AI video models generate each clip from scratch. When you write a prompt like "a middle-aged businessman in a blue suit walking through a modern office," the model creates a person who matches that description. But "middle-aged businessman in a blue suit" could describe thousands of different people. The model has no memory of which specific person it created in the previous clip.
The inconsistency extended beyond faces:
| Element | Consistency Challenge |
|---|---|
| Facial features | Every generation produces a different face |
| Body proportions | Height, build, and posture vary between shots |
| Clothing details | Color, fit, and accessories change |
| Hair | Style, color, and length shift |
| Lighting | Direction, color temperature, and intensity differ |
| Environment | Architecture, vegetation, and layout change |
| Color grading | Overall mood and palette vary |
| Camera characteristics | Lens distortion, depth of field, and grain differ |
Early workarounds involved generating many clips and selecting the most similar-looking ones, or using post-production face replacement. These approaches were time-consuming and produced mediocre results.
How Multi-Shot Storyboard Features Work
The 2026 generation of AI video models introduces native multi-shot capabilities that address consistency at the model level rather than through post-processing workarounds.
Kling 3.0's Multi-Shot System
Kling 3.0, developed by Kuaishou, introduced the most complete multi-shot system available. Here is how it works:
Character locking. You provide a reference image or description of each character. The model creates a latent representation (an internal numerical encoding) of that character and maintains it across all generated shots. The same person appears in shot 1, shot 5, and shot 20.
Environment anchoring. Similarly, you can define environments that persist across shots. A living room set remains consistent whether the camera shows a wide establishing shot or a close-up of an object on the table.
Storyboard mode. Instead of generating individual clips, you define a storyboard with multiple shots. Each shot specifies:
- Camera angle and movement
- Character positions and actions
- Dialogue or narration timing
- Environment and lighting
- Duration
The model processes the entire storyboard as a unified project, maintaining consistency across all shots.
Style transfer. A global style setting ensures consistent color grading, lighting mood, and visual treatment across every shot.
Other Models with Consistency Features
| Model | Consistency Approach | Strength | Limitation |
|---|---|---|---|
| Kling 3.0 | Native multi-shot storyboard | Best overall consistency, character locking | Longer generation times |
| Runway Gen-4 | Reference image conditioning | Strong motion control, precise composition | Limited to shorter sequences |
| Minimax Hailuo | Style-consistent generation | Fast generation, good for stylized content | Less precise face consistency |
| Pika 2.0 | Scene consistency mode | Good for short sequences | Limited character detail control |
| Veo 3 | Multi-prompt storyboard | Strong environmental consistency | Less control over specific character features |
Prompt Strategies for Multi-Shot Consistency
Even with models that support consistency features, prompt technique dramatically affects results. Here are the strategies that produce the best multi-shot coherence.

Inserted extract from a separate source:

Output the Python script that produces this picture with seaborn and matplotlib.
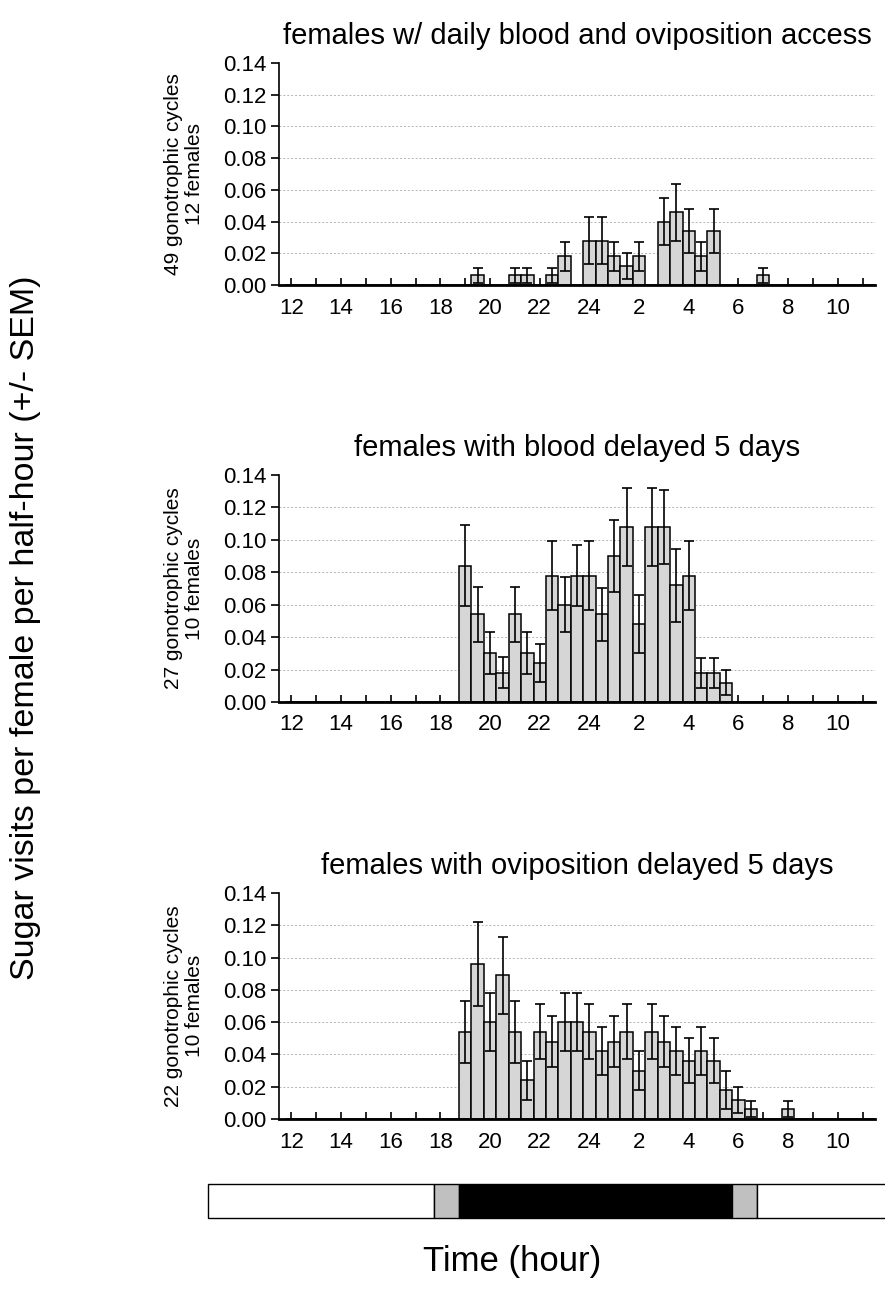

Character Definition Prompts
The more specific your character description, the more consistent the results. Vague descriptions produce variation; precise descriptions reduce it.
Weak character prompt:
"A young woman in a red dress"
Strong character prompt:
"A 28-year-old East Asian woman with straight black hair cut to shoulder length, parted on the left side. She has a heart-shaped face, defined cheekbones, and wears minimal makeup with a natural lip color. She is wearing a fitted burgundy midi dress with long sleeves and a crew neckline. She has a slender build, approximately 5'6" tall. She wears small gold hoop earrings and a thin gold chain necklace."
The strong prompt reduces ambiguity at every level: age, ethnicity, hair specifics, facial structure, clothing details, body type, and accessories.
Environment Consistency Prompts
Apply the same principle to environments:
Weak environment prompt:
"A modern kitchen"
Strong environment prompt:
"A bright, modern kitchen with white marble countertops, light gray flat-panel cabinets, stainless steel appliances including a French door refrigerator, a gas range with a stainless hood, pendant lights with brass fixtures hanging over a waterfall-edge island, light oak hardwood flooring, and large windows allowing natural daylight from the left side. The overall color palette is warm white and gray with brass accents."
Lighting Consistency
Lighting is often the element that breaks immersion between shots, even when character and environment are consistent.
Specify lighting in every shot prompt:
- Light source direction (e.g., "key light from the upper left at 45 degrees")
- Light quality (e.g., "soft, diffused natural light" vs. "hard directional light with sharp shadows")
- Color temperature (e.g., "warm golden hour light, approximately 3200K")
- Fill light (e.g., "gentle ambient fill reducing shadow contrast")
- Practical lights (e.g., "warm glow from table lamp in background")
Camera Consistency
Maintaining a consistent camera "feel" across shots creates visual coherence:
- Lens focal length: Specify whether shots use a wide angle (24mm), standard (50mm), or telephoto (85mm) perspective
- Depth of field: Consistent background blur levels across similar shot types
- Camera height: Eye level, low angle, or high angle maintained within a scene
- Film stock or sensor look: Specify the grain, contrast, and color science you want
The Multi-Shot Prompt Template
For each shot in your storyboard, use this template:
SHOT [number]:
Character: [reference to previously defined character]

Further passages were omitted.